With 81 percent of the vote tallied, a $24.1 million environmental bond was passing by a comfortable margin early Wednesday morning. Just under 60 percent of voters expressed their approval.
Question 2 was winning by an overwhelming margin in southern Maine. In more easterly, rural areas, however, the vote was closer, with voters in Hancock, Waldo, Piscataquis and Washington counties defeating the measure
In a statewide exit poll of about 2,200 voters earlier in the day, 67 percent indicated they had voted in favor of Question 2, while 33 percent said they had opposed it. NewsInMe.com, a Portland-based Internet news service, surveyed voters in 65 communities.
Voters said they were for the measure despite the fact it contained a laundry list of unrelated projects.
“On the whole, there were more things that I wanted than I didn’t want – a lot of that cleaning up and fixing stuff,” Richard Coleman said at the polls Tuesday afternoon.
The Bangor voter said that he almost didn’t support the bond because of its scope.
“It’s kind of sneaky when they lump it all in together,” Coleman said.
Question 2 included 14 different funding categories, many of which will add money to state grant programs. The bond’s passage also would make Maine eligible for about $20 million in federal funds.
While the bond totals more than $24 million, no one community or facility would receive more than a few hundred thousand dollars.
The largest chunk of bond money, $7 million, is dedicated to improving the state’s game fish hatcheries. Maine’s Department of Inland Fisheries and Wildlife operates nine hatcheries to raise more than a million trout and salmon each year.
The newest of Maine’s hatcheries was built in 1959, and the aging facilities no longer meet state water-quality standards. Infrastructure improvements must be made regardless of whether the bond passes, said Steven Wilson, a biologist who serves as superintendent of DIF&W’s hatchery system.
A portion of the hatcheries bond money likely would also be used to begin a 20-year, $30 million project to double production to a half-million pounds of fish annually. The Embden hatchery, where production could be quadrupled with the investment of a few million dollars, is first on the department’s list, Wilson said.

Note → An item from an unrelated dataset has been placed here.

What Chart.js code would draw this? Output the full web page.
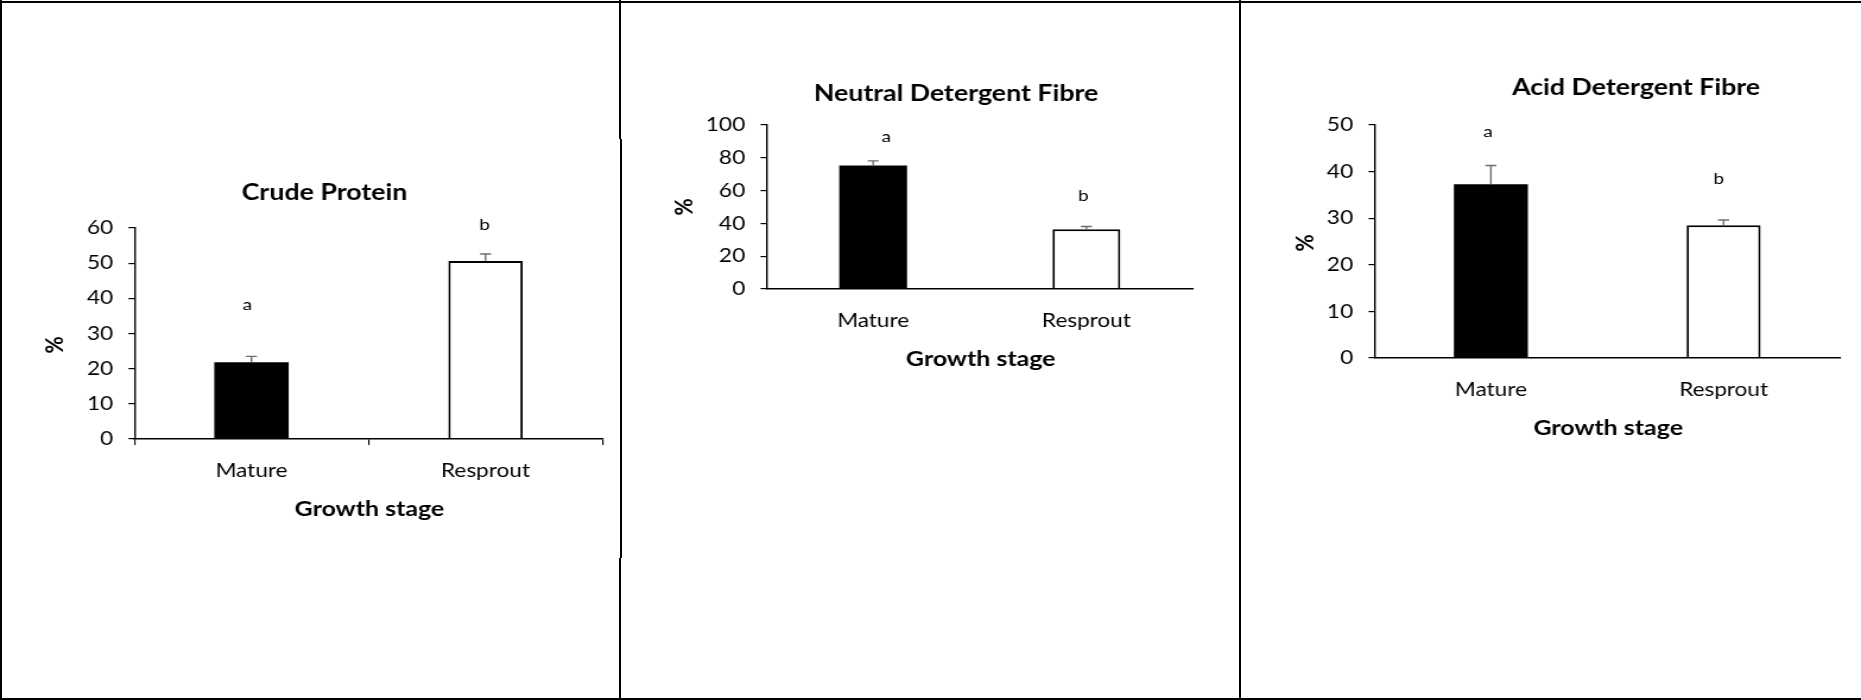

Recreational fishing already contributes $292 million to the state’s economy, and could become a larger economic force with state investment, said sportsmen who have pushed for the funding.
Maine’s Department of Environmental Protection will receive about $9 million of the total bond for a variety of projects, with most of the money directed toward water quality improvement, said Bill Brown of the department’s Bureau of Land and Water Quality.
A portion of the money would boost the DEP’s 20-year-old revolving-loan fund, which makes sewer treatment improvement grants to communities. Question 2 would bring new sewer treatment projects to fruition in Corinna and Vinalhaven.
Other DEP projects include cleaning up tire stockpiles, hazardous waste and aging landfills, as well as reducing the discharge of pollution into the ocean. In total, the DEP projects supported by the bond will make Maine eligible for $12.5 million in federal funding.
Many voters cited these small but necessary projects as their reason for supporting the bond.
“We need all the protection of the environment that we can get,” Jason Carlisle of Bangor said Tuesday afternoon.
The environment bond also supports a long list of smaller projects scattered among various state departments:
. $1.8 million for the Department of Human Services for drinking water system improvements, which would make the state eligible for $6 million in federal funds.
. $2.3 million for digitizing state and local geographic information and zoning maps, which will make the state eligible for $1.6 million in federal funds.
. $500,000 for repairs and improvements to dams and locks owned by the Bureau of Public Lands.
. $1.5 million to the State Planning Office to encourage public recycling with community grants.
. $2 million to the Department of Agriculture to help farmers meet environmental requirements for pollution control, water use and potato storage.